Phylllis Naidoo was born in Estcourt, Natal, the daughter of Simon David, a teacher and principal.  In high school she became involved with the Friends of the Sick Association (FOSA) that had established a care centre and home for TB patients. After she matriculated from High School in 1945 she trained at King George V Hospital as a TB nurse aid.

She became involved with the Non-European Unity Movement in 1946. She later joined the Natal Indian Congress (NIC) where she met Nandha (Steve) Naidoo, George Sewpersadh, Dr Randeree and MD Naidoo and became involved in writing speeches for comrades. In 1958 she married MD Naidoo, a committed member of the SACP, and in 1961 she joined the Communist Party. She was banned in March 1966 and in 1967 MD was charged and sent to prison on Robben Island. Her banning orders were renewed until 1976.

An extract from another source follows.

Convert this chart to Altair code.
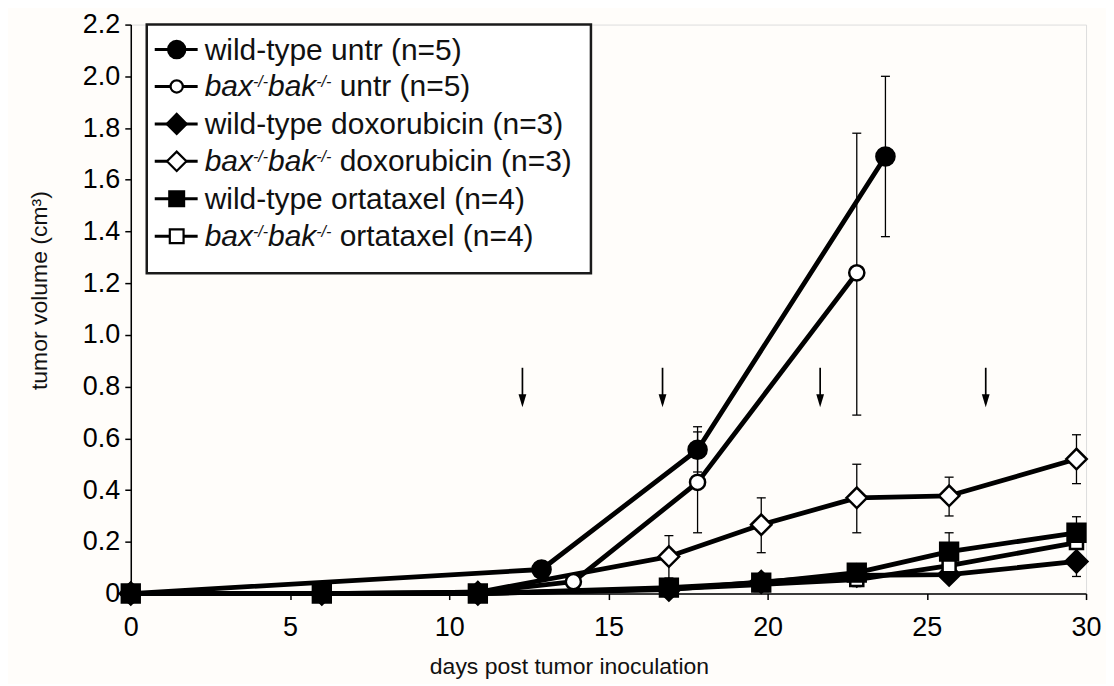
import altair as alt
import pandas as pd

# ---------------- data ----------------
series_order = ["ko_untr", "wt_untr", "ko_dox", "wt_dox", "ko_orta", "wt_orta"]

wt_untr_day = [0, 12.9, 17.8, 23.7]
wt_untr_vol = [0, 0.093, 0.556, 1.69]

ko_untr_day = [0, 6, 10.9, 13.9, 17.8, 22.8]
ko_untr_vol = [0, 0, 0.005, 0.046, 0.43, 1.24]

treat_day = [0, 6, 10.9, 16.9, 19.8, 22.8, 25.7, 29.7]
wt_dox_vol = [0, 0, 0, 0.015, 0.045, 0.07, 0.073, 0.124]
ko_dox_vol = [0, 0, 0.005, 0.143, 0.266, 0.37, 0.378, 0.52]
wt_orta_vol = [0, 0, 0, 0.023, 0.042, 0.081, 0.162, 0.235]
ko_orta_vol = [0, 0, 0, 0.018, 0.035, 0.054, 0.108, 0.197]

err_day = [17.8, 23.7, 17.8, 22.8, 16.9, 19.8, 22.8, 25.7, 29.7, 29.7, 25.7, 29.7, 22.8]
err_low = [0.47, 1.38, 0.235, 0.69, 0.06, 0.158, 0.235, 0.30, 0.425, 0.066, 0.09, 0.175, 0.027]
err_high = [0.645, 2.00, 0.625, 1.78, 0.224, 0.37, 0.50, 0.45, 0.614, 0.18, 0.235, 0.297, 0.08]

arrow_day = [12.3, 16.7, 21.65, 26.85]
arrow_top = [0.873, 0.873, 0.873, 0.873]
arrow_tip = [0.72, 0.72, 0.72, 0.72]

x_ticks = [0, 5, 10, 15, 20, 25, 30]
y_ticks = [0, 0.2, 0.4, 0.6, 0.8, 1.0, 1.2, 1.4, 1.6, 1.8, 2.0, 2.2]

legend_rows = [
    [("wild-type untr (n=5)", "n")],
    [("bax", "i"), ("-/-", "s"), ("bak", "i"), ("-/-", "s"), (" untr (n=5)", "n")],
    [("wild-type doxorubicin (n=3)", "n")],
    [("bax", "i"), ("-/-", "s"), ("bak", "i"), ("-/-", "s"), (" doxorubicin (n=3)", "n")],
    [("wild-type ortataxel (n=4)", "n")],
    [("bax", "i"), ("-/-", "s"), ("bak", "i"), ("-/-", "s"), (" ortataxel (n=4)", "n")],
]
legend_series = ["wt_untr", "ko_untr", "wt_dox", "ko_dox", "wt_orta", "ko_orta"]

# ---------------- styles ----------------
style = {
    "wt_untr": ("circle", "black", 330),
    "ko_untr": ("circle", "white", 230),
    "wt_dox": ("diamond", "black", 480),
    "ko_dox": ("diamond", "white", 420),
    "wt_orta": ("square", "black", 320),
    "ko_orta": ("square", "white", 170),
}
legend_style = {
    "wt_untr": ("circle", "black", 300),
    "ko_untr": ("circle", "white", 150),
    "wt_dox": ("diamond", "black", 400),
    "ko_dox": ("diamond", "white", 380),
    "wt_orta": ("square", "black", 220),
    "ko_orta": ("square", "white", 190),
}

FONT = "Liberation Sans"
W, H = 957, 570

# ---------------- tables ----------------
series_data = {
    "wt_untr": (wt_untr_day, wt_untr_vol),
    "ko_untr": (ko_untr_day, ko_untr_vol),
    "wt_dox": (treat_day, wt_dox_vol),
    "ko_dox": (treat_day, ko_dox_vol),
    "wt_orta": (treat_day, wt_orta_vol),
    "ko_orta": (treat_day, ko_orta_vol),
}
rows = []
for k, s in enumerate(series_order):
    d, v = series_data[s]
    shp, fil, siz = style[s]
    for dd, vv in zip(d, v):
        rows.append({"series": s, "order": k, "day": dd, "vol": vv,
                     "shape": shp, "fill": fil, "size": siz})
df = pd.DataFrame(rows)

err_df = pd.DataFrame({"day": err_day, "low": err_low, "high": err_high})
arrow_df = pd.DataFrame({"day": arrow_day, "top": arrow_top, "tip": arrow_tip})
arrow_df["head"] = arrow_df["tip"] + 6.5 / (H / 2.2)
arrow_df["shaft_end"] = arrow_df["tip"] + 4 / (H / 2.2)

xs = alt.Scale(domain=[0, 30], nice=False, zero=False)
ys = alt.Scale(domain=[0, 2.2], nice=False, zero=False)

x_axis = alt.Axis(values=x_ticks, title="days post tumor inoculation", grid=False,
                  labelFontSize=27, labelFont=FONT, labelColor="black",
                  labelPadding=15, tickSize=6, tickColor="black", tickWidth=1.5,
                  domainColor="black", domainWidth=1.5, labelFlush=False,
                  titleFont=FONT, titleFontSize=23, titleFontWeight="normal",
                  titleColor="#111111", titleX=439, titleY=73,
                  titleAlign="center", titleBaseline="middle")
y_axis = alt.Axis(values=y_ticks, title="tumor volume (cm³)", grid=False,
                  labelExpr="datum.value == 0 ? '0' : format(datum.value, '.1f')",
                  labelFontSize=27, labelFont=FONT, labelColor="black",
                  labelPadding=5, tickSize=6, tickColor="black", tickWidth=1.5,
                  domainColor="black", domainWidth=1.5, labelFlush=False,
                  titleFont=FONT, titleFontSize=23, titleFontWeight="normal",
                  titleColor="#111111", titleX=-91, titleY=266, titleAngle=-90,
                  titleAlign="center", titleBaseline="middle")

base_x = alt.X("day:Q", scale=xs, axis=x_axis)
base_y = alt.Y("vol:Q", scale=ys, axis=y_axis)

# error bars
err_rule = alt.Chart(err_df).mark_rule(color="black", strokeWidth=1.3).encode(
    x=alt.X("day:Q", scale=xs), y=alt.Y("low:Q", scale=ys), y2="high:Q")
err_cap_lo = alt.Chart(err_df).mark_tick(color="black", thickness=1.3, size=9,
                                         orient="horizontal", opacity=1).encode(
    x=alt.X("day:Q", scale=xs), y=alt.Y("low:Q", scale=ys))
err_cap_hi = alt.Chart(err_df).mark_tick(color="black", thickness=1.3, size=9,
                                         orient="horizontal", opacity=1).encode(
    x=alt.X("day:Q", scale=xs), y=alt.Y("high:Q", scale=ys))

lines = alt.Chart(df).mark_line(color="black", strokeWidth=4.8, strokeJoin="round").encode(
    x=base_x, y=base_y, detail="series:N", order="day:Q")

points = alt.Chart(df).mark_point(filled=True, stroke="black", strokeWidth=2.5,
                                  opacity=1).encode(
    x=alt.X("day:Q", scale=xs), y=alt.Y("vol:Q", scale=ys),
    shape=alt.Shape("shape:N", scale=None),
    fill=alt.Fill("fill:N", scale=None),
    size=alt.Size("size:Q", scale=None),
    order=alt.Order("order:Q"))

# arrows
arrow_shaft = alt.Chart(arrow_df).mark_rule(color="black", strokeWidth=1.7).encode(
    x=alt.X("day:Q", scale=xs), y=alt.Y("top:Q", scale=ys), y2="shaft_end:Q")
arrow_head = alt.Chart(arrow_df).mark_point(
    shape="M-0.6,-1L0,1L0.6,-1Z", filled=True, color="black", size=169, opacity=1
).encode(x=alt.X("day:Q", scale=xs), y=alt.Y("head:Q", scale=ys))

# ---------------- legend (built by hand, pixel layout inside plot) ----------------
AW = {"a": 556, "b": 556, "c": 500, "d": 556, "e": 556, "i": 222, "k": 500,
      "l": 222, "n": 556, "o": 556, "p": 556, "r": 333, "t": 278, "u": 556,
      "w": 722, "x": 500, "y": 500, " ": 278, "(": 333, ")": 333, "=": 584,
      "3": 556, "4": 556, "5": 556, "-": 333, "/": 278}


def tw(s, size):
    return sum(AW.get(c, 556) for c in s) * size / 1000.0


LEG_FS, SUP_FS = 30, 16
box_left, box_top, box_right, box_bottom = 16, 0, 461, 249
sym_x1, sym_x2, sym_mx, text_x = 24, 67, 46, 74
baselines = [35, 72, 109.5, 147, 184.5, 222]

txt_rows, sym_rows, mk_rows = [], [], []
for r, (pieces, s) in enumerate(zip(legend_rows, legend_series)):
    bl = baselines[r]
    cx = text_x
    for text, kind in pieces:
        fs = SUP_FS if kind == "s" else LEG_FS
        if text.startswith(" "):
            cx += tw(" ", fs)
            text = text[1:]
        y = bl - 9 if kind == "s" else bl
        txt_rows.append({"px": cx, "py": y, "t": text, "kind": kind})
        cx += tw(text, fs)
    cy = bl - 10
    sym_rows.append({"x1": sym_x1, "x2": sym_x2, "py": cy})
    shp, fil, siz = legend_style[s]
    mk_rows.append({"px": sym_mx, "py": cy, "shape": shp, "fill": fil, "size": siz})
txt_df = pd.DataFrame(txt_rows)
sym_df = pd.DataFrame(sym_rows)
mk_df = pd.DataFrame(mk_rows)
box_df = pd.DataFrame({"x1": [box_left], "x2": [box_right], "y1": [box_top], "y2": [box_bottom]})

PX = lambda f: alt.X(f, scale=None, axis=None)
PY = lambda f: alt.Y(f, scale=None, axis=None)

leg_box = alt.Chart(box_df).mark_rect(fill="white", stroke="#1a1a1a", strokeWidth=2.5).encode(
    x=PX("x1:Q"), x2="x2:Q", y=PY("y1:Q"), y2="y2:Q")
leg_lines = alt.Chart(sym_df).mark_rule(color="black", strokeWidth=3).encode(
    x=PX("x1:Q"), x2="x2:Q", y=PY("py:Q"))
leg_marks = alt.Chart(mk_df).mark_point(filled=True, stroke="black", strokeWidth=2.2,
                                        opacity=1).encode(
    x=PX("px:Q"), y=PY("py:Q"),
    shape=alt.Shape("shape:N", scale=None),
    fill=alt.Fill("fill:N", scale=None),
    size=alt.Size("size:Q", scale=None))
leg_norm = alt.Chart(txt_df).transform_filter("datum.kind == 'n'").mark_text(
    align="left", baseline="alphabetic", font=FONT, fontSize=LEG_FS, color="#111111").encode(
    x=PX("px:Q"), y=PY("py:Q"), text="t:N")
leg_ital = alt.Chart(txt_df).transform_filter("datum.kind == 'i'").mark_text(
    align="left", baseline="alphabetic", font=FONT, fontSize=LEG_FS, fontStyle="italic",
    color="#111111").encode(x=PX("px:Q"), y=PY("py:Q"), text="t:N")
leg_sup = alt.Chart(txt_df).transform_filter("datum.kind == 's'").mark_text(
    align="left", baseline="alphabetic", font=FONT, fontSize=SUP_FS, fontStyle="italic",
    color="#111111").encode(x=PX("px:Q"), y=PY("py:Q"), text="t:N")

chart = alt.layer(
    lines, err_rule, err_cap_lo, err_cap_hi, points, arrow_shaft, arrow_head,
    leg_box, leg_lines, leg_marks, leg_norm, leg_ital, leg_sup
).properties(
    width=W, height=H,
    autosize=alt.AutoSizeParams(type="none"),
    padding={"left": 123, "top": 16, "right": 20, "bottom": 90},
    background="#fffdfa",
).configure_view(stroke=None).configure(font=FONT)

chart.save("out.html", embed_options={"renderer": "svg", "actions": False})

She qualified as a lawyer in 1973 but could not practice until 1976 when her banning order was lifted.

On 23 July 1977, Phyllis escaped to Lesotho where she joined the ANC and became involved in welfare work: providing for children who had left South Africa, assisting members of the SACP and ANC to escape from South Africa and providing them with support in Lesotho.

While in Lesotho, Phyllis was Chief Legal Aid Counsel for the Lesotho Government but she was forced to leave Lesotho in 1983 when South African air strikes against Lesotho began and all its twelve borders were closed. SA wanted her out of Lesotho and warned the Lesotho government she would be killed. She had twenty-four hours to make her escape and on 9 September 1983 she fled and months later arrived in Zimbabwe. Despite more air strikes, she remained in Harare for seven years where she continued her political activities for MK, wrote speeches for comrades, taught at the Law Department of the University of Zimbabwe and helped people from South Africa find solutions to problems. She was actively involved in campaigning against the abuse of power by the apartheid government. She was particularly concerned with the prisoners, both political and criminal, on death row. She wrote Waiting to Die in Pretoria, which decried the inhumanity of capital punishment. She also put out a publication Le Rona Re Batho: An Account of the 1982 Maseru Massacre.

In 1990, she returned to South Africa and immediately went to visit prisoners on death row and Robben Island.

She now lives in Durban and continues to write and record the history of the struggle. Her latest publication is Footsteps in Grey Street.